“You can’t help it. An artist’s duty, as far as I’m concerned, is to reflect the times,” Nina Simone once stated.

This quote headed the lecture given by civil activist, Bree Newsome, as she attested to just that. An artist, spearheading drives that reflect many of the recent events fueling the #BlackLivesMatter movement.


Newsome is the most known for her self-willed removal of the confederate flag from South Carolina’s state capitol in June 2015. As an idea she contemplated with for some time, it came to one conclusion, “the flag comes down today!”

Newsome was not alone. Along with her fellow supporters, helping her was James Tyson. Tyson barely knew her, but courageously chose to wrap his fingers around the flagpole and act as a barrier between her and the police while they threatened to taser her.

She expressed that she believed it wasn’t the actual flag that caused the continuing oppression of African-American people, but what the flag stood for in a country that declared freedom for all. The creator of the confederate flag, (which incorporates the Rebel flag as we know today) was William Thompson. His intention for making the flag was this:

“As a people we are fighting to maintain the heavenly ordained supremacy of the white man over the inferior or colored race; a white flag would thus be [emblematic] of our cause… it would soon take rank among the proudest ensigns of the nations, and be hailed by the civilized world as the white man’s flag.”

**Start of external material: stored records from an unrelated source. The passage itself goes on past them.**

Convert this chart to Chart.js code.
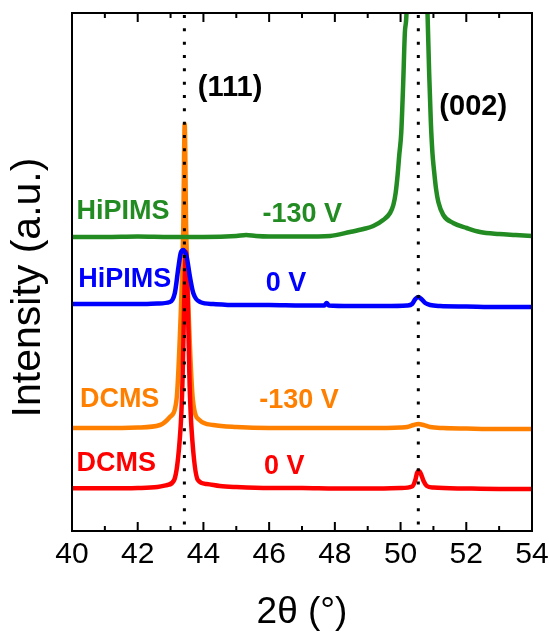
<!DOCTYPE html>
<html>
<head>
<meta charset="utf-8">
<script src="https://cdn.jsdelivr.net/npm/chart.js@4/dist/chart.umd.min.js"></script>
<style>
  html, body { margin: 0; padding: 0; background: #fff; }
  #wrap { width: 549px; height: 633px; }
</style>
</head>
<body>
<div id="wrap"><canvas id="xrd" width="549" height="633"></canvas></div>
<script>
// 2theta (deg) and stacked intensity (a.u.)
var greenX = [40, 41, 42, 43, 44, 45, 45.3, 45.6, 46, 47, 47.85, 48.46, 48.87, 49.17, 49.47, 49.68, 49.78, 49.85, 49.91, 49.96, 50.02, 50.08, 50.13, 50.18, 50.3, 50.5, 50.7, 50.82, 50.87, 50.92, 50.97, 51.02, 51.08, 51.15, 51.3, 51.6, 52.01, 52.42, 53, 53.5, 54];
var greenY = [294, 294, 294.5, 294, 294, 295, 296, 295, 294.5, 294.5, 295, 299, 302, 305, 311, 318, 326, 338, 356, 376, 398, 448, 498, 518, 700, 900, 700, 518, 458, 410, 378, 360, 342, 329, 316, 308, 303, 299, 297, 296, 295];

var blueX = [40, 41, 42, 42.6, 42.98, 43.13, 43.24, 43.31, 43.39, 43.49, 43.59, 43.69, 43.9, 44.3, 45, 46, 47, 47.68, 47.75, 47.82, 48.5, 49.5, 50.2, 50.35, 50.45, 50.54, 50.63, 50.75, 50.9, 51.2, 52, 53, 54];
var blueY = [227, 227, 227, 227.5, 229, 238, 264, 278, 281, 274, 254, 238, 229, 227, 226, 226, 225.5, 225.5, 228, 225.5, 225, 225, 225.5, 227, 232, 234, 232, 228, 226, 225, 224.5, 224, 224];

var orangeX = [40, 41, 42, 42.68, 42.98, 43.18, 43.29, 43.385, 43.43, 43.475, 43.57, 43.68, 43.88, 44.3, 45, 46, 47, 48, 49, 50, 50.2, 50.4, 50.54, 50.7, 50.9, 51.3, 52, 53, 54];
var orangeY = [103, 103, 103.5, 106, 114, 131, 201, 301, 407, 301, 201, 131, 111, 106, 104, 103, 103, 103, 103, 103.5, 104, 106, 107, 106, 104, 103, 102.5, 102, 102];

var redX = [40, 41, 42, 42.6, 42.9, 43.11, 43.3, 43.35, 43.47, 43.59, 43.64, 43.83, 44.1, 44.5, 45, 46, 47, 48, 49, 50, 50.35, 50.45, 50.5, 50.56, 50.62, 50.7, 50.8, 51, 52, 53, 54];
var redY = [42.7, 42.7, 43, 44, 46, 51, 101, 136, 279, 136, 101, 51, 47, 45, 44, 43, 43, 42.5, 42.5, 43, 44.5, 51, 58, 60, 57, 50, 45, 43.5, 42.5, 42, 42];

var peakLines = [43.42, 50.54];
var majorTicks = [40, 42, 44, 46, 48, 50, 52, 54];
var minorTicks = [41, 43, 45, 47, 49, 51, 53];

var seriesNames = ['HiPIMS', 'HiPIMS', 'DCMS', 'DCMS'];
var biasNames = ['-130 V', '0 V', '-130 V', '0 V'];
var peakNames = ['(111)', '(002)'];

var FONT = '"Liberation Sans", Arial, sans-serif';
var GREEN = '#228b22', BLUE = '#0000ff', ORANGE = '#ff8000', RED = '#ff0000';

function pts(xs, ys) {
    return xs.map(function (x, i) { return {x: x, y: ys[i]}; });
}

function curve(data, color, order) {
    return {
        data: data,
        borderColor: color,
        borderWidth: 4.5,
        pointRadius: 0,
        cubicInterpolationMode: 'monotone',
        order: order
    };
}

function dotted(x) {
    return {
        data: [{x: x, y: 518}, {x: x, y: 0}],
        borderColor: '#000',
        borderWidth: 3,
        borderDash: [3, 10.33],
        borderDashOffset: 11.33,
        borderCapStyle: 'butt',
        pointRadius: 0,
        order: 0
    };
}

// text anchors in data units (left edge, middle)
var seriesLabels = [
    {text: seriesNames[0], x: 40.14, y: 319, color: GREEN},
    {text: biasNames[0], x: 45.80, y: 316, color: GREEN},
    {text: seriesNames[1], x: 40.19, y: 251, color: BLUE},
    {text: biasNames[1], x: 45.90, y: 247.5, color: BLUE},
    {text: seriesNames[2], x: 40.24, y: 131, color: ORANGE},
    {text: biasNames[2], x: 45.70, y: 130, color: ORANGE},
    {text: seriesNames[3], x: 40.14, y: 67, color: RED},
    {text: biasNames[3], x: 45.84, y: 64.3, color: RED}
];
var peakLabels = [
    {text: peakNames[0], x: 43.83, y: 443},
    {text: peakNames[1], x: 51.18, y: 424.3}
];

var overlay = {
    id: 'overlay',
    afterDatasetsDraw: function (chart) {
        var ctx = chart.ctx, a = chart.chartArea;
        var xs = chart.scales.x, ys = chart.scales.y;
        ctx.save();

        // frame
        ctx.strokeStyle = '#000';
        ctx.lineWidth = 2;
        ctx.strokeRect(a.left, a.top, a.right - a.left, a.bottom - a.top);

        // inward ticks on bottom and top
        function tick(v, len) {
            var px = xs.getPixelForValue(v);
            ctx.beginPath();
            ctx.moveTo(px, a.bottom);
            ctx.lineTo(px, a.bottom - len);
            ctx.moveTo(px, a.top);
            ctx.lineTo(px, a.top + len);
            ctx.stroke();
        }
        majorTicks.forEach(function (v) { tick(v, 9); });
        minorTicks.forEach(function (v) { tick(v, 5); });

        ctx.textBaseline = 'middle';
        ctx.textAlign = 'left';
        ctx.font = 'bold 27px ' + FONT;
        seriesLabels.forEach(function (l) {
            ctx.fillStyle = l.color;
            ctx.fillText(l.text, xs.getPixelForValue(l.x), ys.getPixelForValue(l.y));
        });
        ctx.font = 'bold 29px ' + FONT;
        ctx.fillStyle = '#000';
        peakLabels.forEach(function (l) {
            ctx.fillText(l.text, xs.getPixelForValue(l.x), ys.getPixelForValue(l.y));
        });

        // y title
        ctx.translate(28.5, 287.5);
        ctx.rotate(-Math.PI / 2);
        ctx.textAlign = 'center';
        ctx.font = '41px ' + FONT;
        ctx.fillText('Intensity (a.u.)', 0, 0);
        ctx.restore();
    }
};

var config = {
    type: 'line',
    data: {
        datasets: [
            dotted(peakLines[0]),
            dotted(peakLines[1]),
            curve(pts(greenX, greenY), GREEN, 1),
            curve(pts(blueX, blueY), BLUE, 2),
            curve(pts(redX, redY), RED, 3),
            curve(pts(orangeX, orangeY), ORANGE, 4)
        ]
    },
    options: {
        responsive: false,
        animation: false,
        devicePixelRatio: 1,
        layout: {padding: {left: 72, right: 17, top: 13, bottom: 0}},
        plugins: {legend: {display: false}, tooltip: {enabled: false}},
        scales: {
            x: {
                type: 'linear',
                min: 40,
                max: 54,
                grid: {display: false, drawTicks: false},
                border: {display: false},
                ticks: {
                    stepSize: 2,
                    autoSkip: false,
                    maxRotation: 0,
                    padding: 6,
                    color: '#000',
                    font: {family: FONT, size: 30}
                },
                title: {
                    display: true,
                    text: '2θ (°)',
                    color: '#000',
                    font: {family: FONT, size: 37, lineHeight: 1},
                    padding: {top: 0, bottom: 2}
                },
                afterFit: function (s) {
                    s.height = 102;
                    s.paddingLeft = 0;
                    s.paddingRight = 0;
                }
            },
            y: {
                type: 'linear',
                min: 0,
                max: 518,
                display: false
            }
        }
    },
    plugins: [overlay]
};

var ctx = document.getElementById('xrd').getContext('2d');
window.xrdChart = new Chart(ctx, config);
</script>
</body>
</html>
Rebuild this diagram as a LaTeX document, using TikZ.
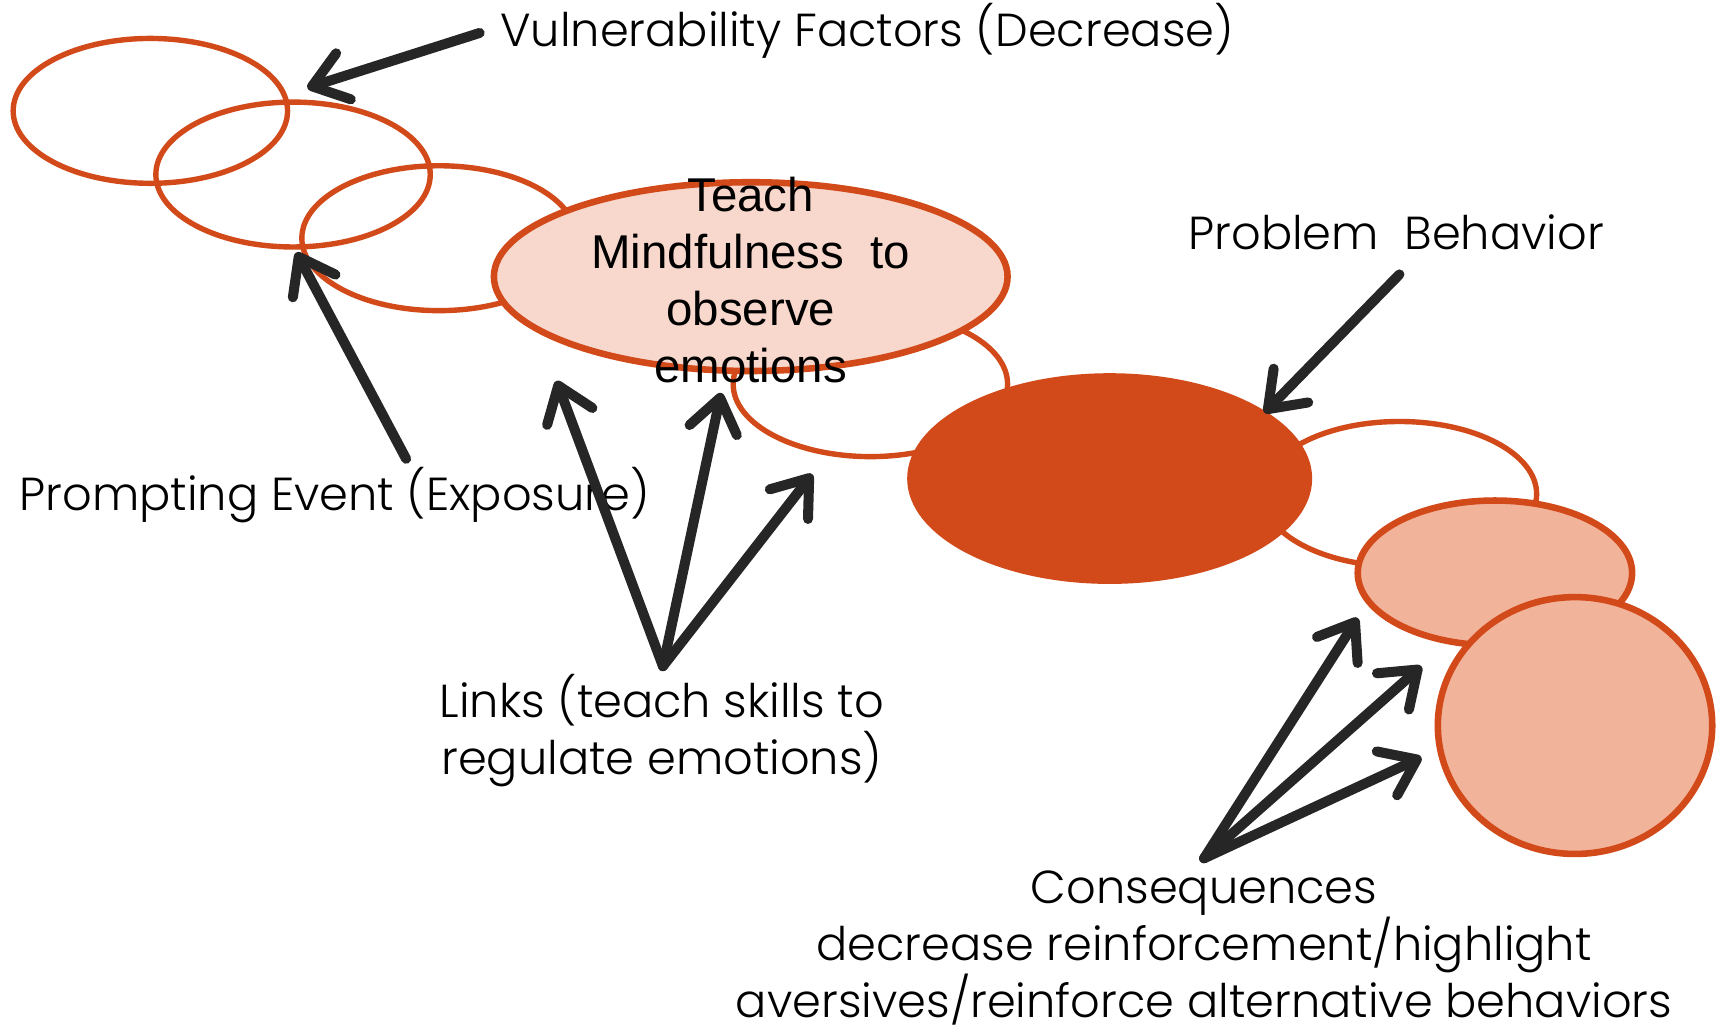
\documentclass[tikz,border=0pt]{standalone}
\usepackage{fontspec}
\usepackage{tikz}
\usetikzlibrary{shapes.geometric,arrows.meta}

\newfontfamily\gothic{Poppins}[UprightFont={* Light}]
\newfontfamily\arial{Liberation Sans}

\definecolor{rust}{HTML}{D24A1A}
\definecolor{blush}{HTML}{F8D8CC}
\definecolor{salmon}{HTML}{F2B39B}

\tikzset{
  ring/.style={ellipse, draw=rust, line width=1.4pt, inner sep=0pt,
    minimum width=2.5cm, minimum height=1.32cm},
  txt/.style={font=\gothic\fontsize{12}{14.8}\selectfont, align=center, inner sep=0pt},
  arr/.style={draw=black!85, line width=2.6pt, line cap=round,
    -{Straight Barb[length=3mm,width=4.4mm,round]}},
}

\begin{document}
\begin{tikzpicture}
  \useasboundingbox (0,0) rectangle (15.68,-9.40);

  % chain of links, back to front
  \node[ring] (e1) at (1.37,-1.01) {};
  \node[ring] (e2) at (2.67,-1.59) {};
  \node[ring] (e3) at (4.00,-2.17) {};
  \node[ring] (e5) at (7.93,-3.50) {};
  \node[ring, fill=blush, line width=1.7pt, minimum width=4.68cm, minimum height=1.72cm] (teach) at (6.84,-2.52) {};
  \node[ring] (e7) at (12.75,-4.50) {};
  \node[ellipse, fill=rust, inner sep=0pt, minimum width=3.69cm, minimum height=1.92cm] (prob) at (10.11,-4.36) {};
  \node[ring, fill=salmon, line width=1.7pt] (e8) at (13.62,-5.22) {};
  \node[ring, fill=salmon, line width=1.7pt, minimum height=2.34cm] (e9) at (14.35,-6.61) {};

  \node[align=center, inner sep=0pt, font=\arial\fontsize{12.3}{14.8}\selectfont] (teachtxt) at (6.84,-2.55)
    {Teach\\Mindfulness~ to\\observe\\emotions};

  % labels
  \node[txt] (vul) at (7.90,-0.28) {Vulnerability Factors (Decrease)};
  \node[txt] (prompt) at (3.05,-4.51) {Prompting Event (Exposure)};
  \node[txt] (pb) at (12.72,-2.12) {Problem~ Behavior};
  \node[txt] (links) at (6.03,-6.66) {Links (teach skills to\\regulate emotions)};
  \node[txt] (cons) at (10.97,-8.64) {Consequences\\decrease reinforcement/highlight\\aversives/reinforce alternative behaviors};

  % arrow ends
  \coordinate (vulT) at (4.37,-0.30);
  \coordinate (vulH) at (2.80,-0.80);
  \coordinate (prT) at (3.70,-4.18);
  \coordinate (prH) at (2.70,-2.30);
  \coordinate (pbT) at (12.75,-2.50);
  \coordinate (pbH) at (11.52,-3.76);
  \coordinate (lnO) at (6.04,-6.07);
  \coordinate (ln1) at (5.07,-3.47);
  \coordinate (ln2) at (6.57,-3.58);
  \coordinate (ln3) at (7.40,-4.32);
  \coordinate (csO) at (10.97,-7.82);
  \coordinate (cs1) at (12.37,-5.63);
  \coordinate (cs2) at (12.95,-6.07);
  \coordinate (cs3) at (12.95,-6.90);

  \draw[arr] (vulT) -- (vulH);
  \draw[arr] (prT) -- (prH);
  \draw[arr] (pbT) -- (pbH);
  \foreach \t in {ln1,ln2,ln3}
    \draw[arr] (lnO) -- (\t);
  \foreach \t in {cs1,cs2,cs3}
    \draw[arr] (csO) -- (\t);
\end{tikzpicture}
\end{document}
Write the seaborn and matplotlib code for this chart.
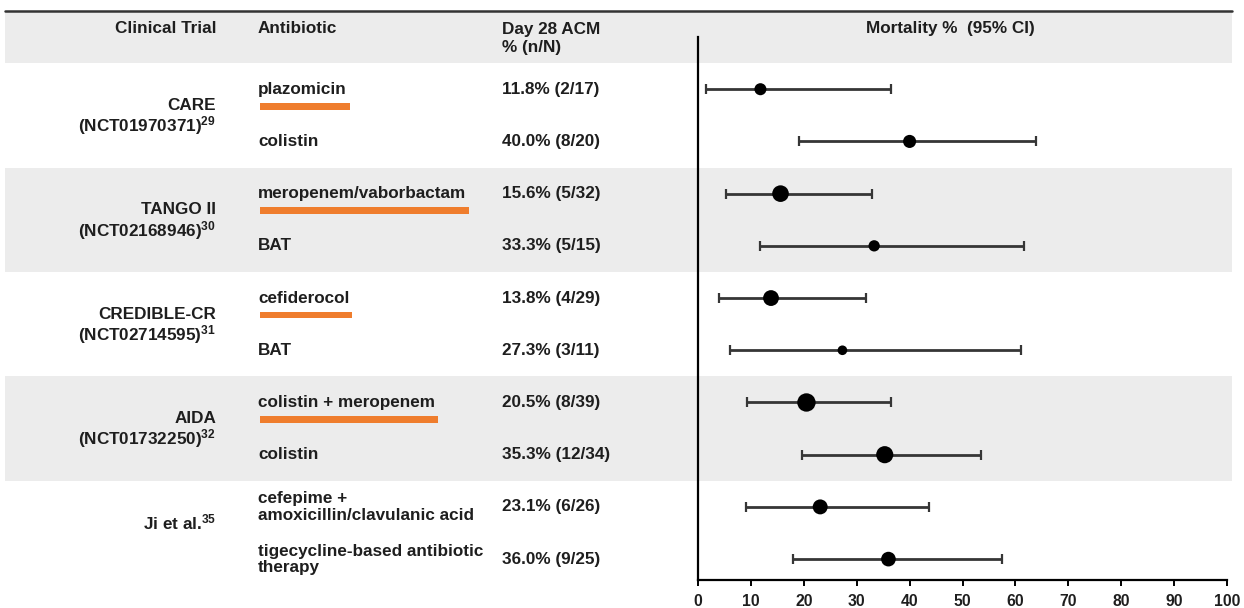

Newsome became an agent of change after questioning herself, “what am I doing as an individual?”

A key factor in her progress for racial justice she said was her desire and thirst for more knowledge of African-American history.

She studied over police brutalities and church massacres that paid similar homage to times when blacks, by law, were segregated from whites. Instances like Trayvon Martin in 2013 mirrored Emmett Till in 1955, which in both cases, the men responsible, were acquitted. The Emmanuel Methodist Episcopal Church shooting in 2015 favored much to the 16th Street Baptist Church bombing in 1963. History can find a way to repeat itself when hating on a person’s skin color had never been completely eradicated by a federally mandated law.

She also took to heart personal stories that had been shared to her from family members. Stories passed from her grandmother, of her seeing her neighbor being dragged from his own house by members of the Ku Klux Klan for treating a white woman as a black Physician. Newsome spoke of her great uncle being lynched for the simple fact that his skin color was taken as a sign of inferiority.

The night showcased that African-American history does not begin with slavery. African people strived for many years before the introduction of the Trans-Atlantic slave trade. Slavery was an event that casted shame on the oppressor and not the oppressed. The basis of the modern United States was built on the backs oppressed people of color and yet is rarely touched upon in schools. Newsome’s message expressed that blacks in America seemed to have been taught to hate themselves in order to make their white counterparts most comfortable.

Although slavery has been outlawed for more than a hundred years, Newsome talked about how mental captivity has been a formulated system of subjugation that resonates among this country to this day.

Bree Newsome engulfed herself in acts that spoke out about racial inequality pertaining to African-Americans. Marches, sit-ins, speeches and protests became an adopted lifestyle.

When asked about the apparent chaotic rallies in Ferguson over the death of Michael Brown, Newsome responded with “turmoil is the grounds for which the seeds of social justice can be sewn.”

As a civil activist, she has gone out of her way to pave a way for future leaders of change. She believes that a dream continually deferred is not a plan of action, but has faith that anyone can make a change when they don’t allow themselves to get lost in the process. It’s not about how, it’s about why.

Her plans for after her lecture series are to return to her community in North Carolina and work on reforms in education and mass popular political culture.

Newsome ended off on this note, “I want to be replaceable.” A leader is a person who empowers, inspires, and motivates. She hopes there will be a day when she is no longer able to serve, that others will pick up where she left off. People have the immense audacity to think and feel and sense above any other species in the animal kingdom and what we do is allow our differences to keep us divided.

The activist expressed that it does not take everyone to be in the streets, to be holding signs or shaking fists. It take educators, lawyers, law enforcement; it takes courage.

Newsome’s message to those in the audience was that as leaders, one should be replaceable in the enormous effect that their role in social justice will never be silenced.